Controlled failure exercises also create experimental data you can use in in-depth analysis of system behavior and potential failure points. Once they stop producing surprises, chaos engineering becomes the next step.
Chaos Engineering in Practice
Chaos testing and chaos engineering go beyond “break something once.” The discipline focuses on running chaos experiments repeatedly, often in a production environment, to validate system quality under turbulent conditions and real-world scenarios.
Netflix popularized the approach with Chaos Monkey, built to randomly terminate instances in production so engineers can build services that tolerate instance loss. Random instance death happens in cloud infrastructure. Chaos Monkey turns that reality into a habit.

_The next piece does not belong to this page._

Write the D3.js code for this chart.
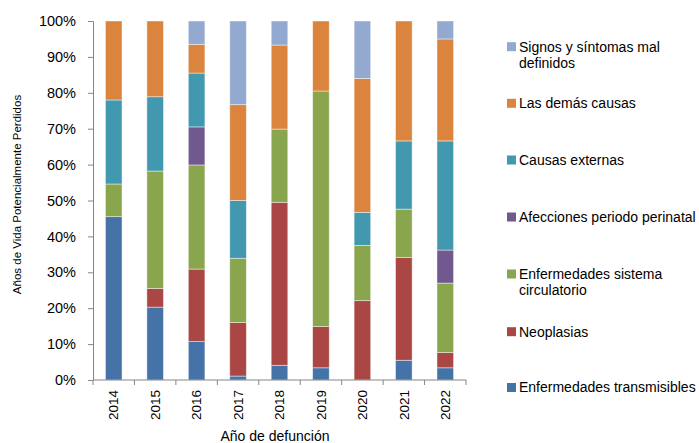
<!DOCTYPE html>
<html>
<head>
<meta charset="utf-8">
<script src="https://cdn.jsdelivr.net/npm/d3@7"></script>
<style>
  body { margin: 0; background: #fff; }
  svg { display: block; font-family: "Liberation Sans", Arial, sans-serif; }
</style>
</head>
<body>
<svg id="chart" width="699" height="443"></svg>
<script>
// ---- data ----
const years = ["2014", "2015", "2016", "2017", "2018", "2019", "2020", "2021", "2022"];
const transmisibles = [45.5, 20.3, 10.7, 1.1, 4.1, 3.4, 0.0, 5.5, 3.4];
const neoplasias    = [0.0, 5.2, 20.2, 14.9, 45.4, 11.5, 22.1, 28.6, 4.3];
const circulatorio  = [9.1, 32.7, 29.0, 17.9, 20.4, 65.6, 15.4, 13.5, 19.3];
const perinatal     = [0.0, 0.0, 10.6, 0.0, 0.0, 0.0, 0.0, 0.0, 9.2];
const externas      = [23.4, 20.7, 15.0, 16.1, 0.0, 0.0, 9.2, 19.0, 30.4];
const demas         = [22.0, 21.1, 8.0, 26.7, 23.4, 19.5, 37.3, 33.4, 28.4];
const signos        = [0.0, 0.0, 6.5, 23.3, 6.7, 0.0, 16.0, 0.0, 5.0];
const yTicks = [0, 10, 20, 30, 40, 50, 60, 70, 80, 90, 100];

const seriesNames = [
  ["Enfermedades transmisibles"],
  ["Neoplasias"],
  ["Enfermedades sistema", "circulatorio"],
  ["Afecciones periodo perinatal"],
  ["Causas externas"],
  ["Las demás causas"],
  ["Signos y síntomas mal", "definidos"]
];
const seriesValues = [transmisibles, neoplasias, circulatorio, perinatal, externas, demas, signos];
const colors = ["#4572A7", "#AA4643", "#89A54E", "#71588F", "#4198AF", "#DB843D", "#93A9CF"];

(function () {
// ---- build table ----
const keys = seriesNames.map(d => d.join(" "));
const table = years.map((yr, i) => {
  const row = { year: yr };
  keys.forEach((k, j) => { row[k] = seriesValues[j][i]; });
  return row;
});
const stacked = d3.stack().keys(keys)(table);

const svg = d3.select("#chart");
const mLeft = 93, mRight = 466, mTop = 21, mBottom = 380;

const x = d3.scaleBand().domain(years).range([mLeft, mRight]).paddingInner(0.6).paddingOuter(0.3);
const y = d3.scaleLinear().domain([0, 100]).range([mBottom, mTop]);
const axisColor = "#868686";

// bars
svg.append("g").selectAll("g").data(stacked).join("g")
  .attr("fill", (d, i) => colors[i])
  .selectAll("rect").data(d => d).join("rect")
  .attr("x", d => x(d.data.year))
  .attr("width", x.bandwidth())
  .attr("y", d => y(d[1]))
  .attr("height", d => Math.max(0, y(d[0]) - y(d[1])))
  .attr("stroke", "#ffffff")
  .attr("stroke-opacity", 0.55)
  .attr("stroke-width", 0.8);

// y axis
const yAxis = svg.append("g").attr("transform", `translate(${mLeft},0)`)
  .call(d3.axisLeft(y).tickValues(yTicks).tickFormat(d => d + "%").tickSize(5).tickPadding(12));
yAxis.select(".domain").attr("stroke", axisColor);
yAxis.selectAll(".tick line").attr("stroke", axisColor);
yAxis.selectAll("text").attr("font-size", "14.5px").attr("fill", "#000")
  .attr("font-family", "Liberation Sans, Arial, sans-serif");

// x axis
const xAxis = svg.append("g").attr("transform", `translate(0,${mBottom})`)
  .call(d3.axisBottom(x).tickSize(0).tickPadding(0));
xAxis.select(".domain").attr("stroke", axisColor).attr("d", `M${mLeft},0H${mRight}`);
xAxis.selectAll(".tick text")
  .attr("font-size", "13.5px").attr("fill", "#000")
  .attr("font-family", "Liberation Sans, Arial, sans-serif")
  .attr("transform", "rotate(-90)")
  .attr("text-anchor", "end")
  .attr("x", -10).attr("y", 0).attr("dy", "0.35em");
// boundary ticks
const step = x.step();
const bounds = d3.range(years.length + 1).map(i => x(years[0]) - step * x.paddingOuter() + i * step);
xAxis.selectAll("line.bound").data(bounds).join("line").attr("class", "bound")
  .attr("x1", d => d).attr("x2", d => d).attr("y1", 0).attr("y2", 5)
  .attr("stroke", axisColor);

// axis titles
svg.append("text").attr("x", 275).attr("y", 441)
  .attr("text-anchor", "middle").attr("font-size", "14px").attr("fill", "#000")
  .text("Año de defunción");
svg.append("text").attr("transform", `translate(21,${(mTop + mBottom) / 2 - 6}) rotate(-90)`)
  .attr("text-anchor", "middle").attr("font-size", "11.5px").attr("fill", "#000")
  .text("Años de Vida Potencialmente Perdidos");

// legend (top to bottom, reversed order)
const legendY = [46.7, 103.3, 160, 217, 274, 331.7, 387.5];
const legendOrder = d3.range(seriesNames.length).reverse();
const lg = svg.append("g");
legendOrder.forEach((si, k) => {
  const cy = legendY[k];
  lg.append("rect").attr("x", 507).attr("y", cy - 4.5).attr("width", 9).attr("height", 9)
    .attr("fill", colors[si]);
  const t = lg.append("text").attr("x", 519).attr("y", cy)
    .attr("font-size", "14px").attr("fill", "#000");
  seriesNames[si].forEach((line, li) => {
    t.append("tspan").attr("x", 519).attr("dy", li === 0 ? "0.35em" : "16px").text(line);
  });
});
})();
</script>
</body>
</html>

Netflix expanded the idea into broader failure simulations as well, including chaos experiments like Chaos Gorilla and Chaos Kong that test availability-zone and region-level impact across cloud infrastructure, proving the system’s capability to withstand turbulent conditions and major failures before customers experience them.
Chaos engineering follows a few core principles worth adopting even if you never run experiments in production environments immediately:
- Define the system’s steady state and establish what normal behavior looks like under stable conditions.
- Vary real-world events such as network delays, network outages, server crashes, dependency failures, and hardware failures.
- Run controlled experiments to validate system quality and measure how the system responds under stress.
- Minimize blast radius so learning doesn’t become an outage.
- Keep the program continuous so resilient systems improve through continuous improvement and reliability engineering practices.
Is Chaos Testing Right for You?
Chaos testing isn’t for everyone, at least not on day one.
If you’re still building basic CI/CD, lack reliable dashboards, or don’t have clear ownership for production incidents, start there first. Chaos testing will only add noise without observability, rollback discipline, careful planning, and documented recovery paths.
For complex, distributed systems with strict SLAs or regulatory exposure, though, chaos testing is quickly becoming standard practice. The more moving parts you have, services, regions, third-party dependencies, the more you need a deliberate way to identify weaknesses and discover system failure modes before customers do.
If your business can’t absorb unexpected downtime on critical workflows, chaos testing belongs on your near-term roadmap.
Building a Chaos Testing Program
You don’t need to dive in with full-blown chaos infrastructure on day one. Here’s a phased approach:

Start small with controlled, planned outages to see how your systems and teams respond. Then automate simple chaos events in staging, using tools like Chaos Mesh, Chaos Monkey, Litmus, or Gremlin—to build repeatable resilience tests. Measure operational outcomes such as MTTR, alert quality, automated recovery rates, and postmortem quality.
As confidence grows, scale into production carefully with clear guardrails, safe windows, notified stakeholders, and rollback plans. Automated rollback paths and verified recovery procedures should exist before expanding chaos experiments into customer-facing production systems.
Operational Resilience as a Capability
Modern businesses are software businesses. And when software breaks, revenue, customer trust, and operational continuity are at risk.
Chaos testing is all about exposing weaknesses before they reach customers. By training systems and teams to expect the unexpected, organizations can reduce operational risk while improving service reliability.
At BairesDev, we see chaos testing succeed when it’s treated as a continuous operational program rather than isolated experiments: defining steady-state metrics, choosing tools, implementing guardrails in staging and production, and integrating experiments into existing incident management and compliance processes.
Failure is inevitable. Outages are unpredictable. But with chaos testing, recovery is repeatable, and that might be the most valuable capability your business can build.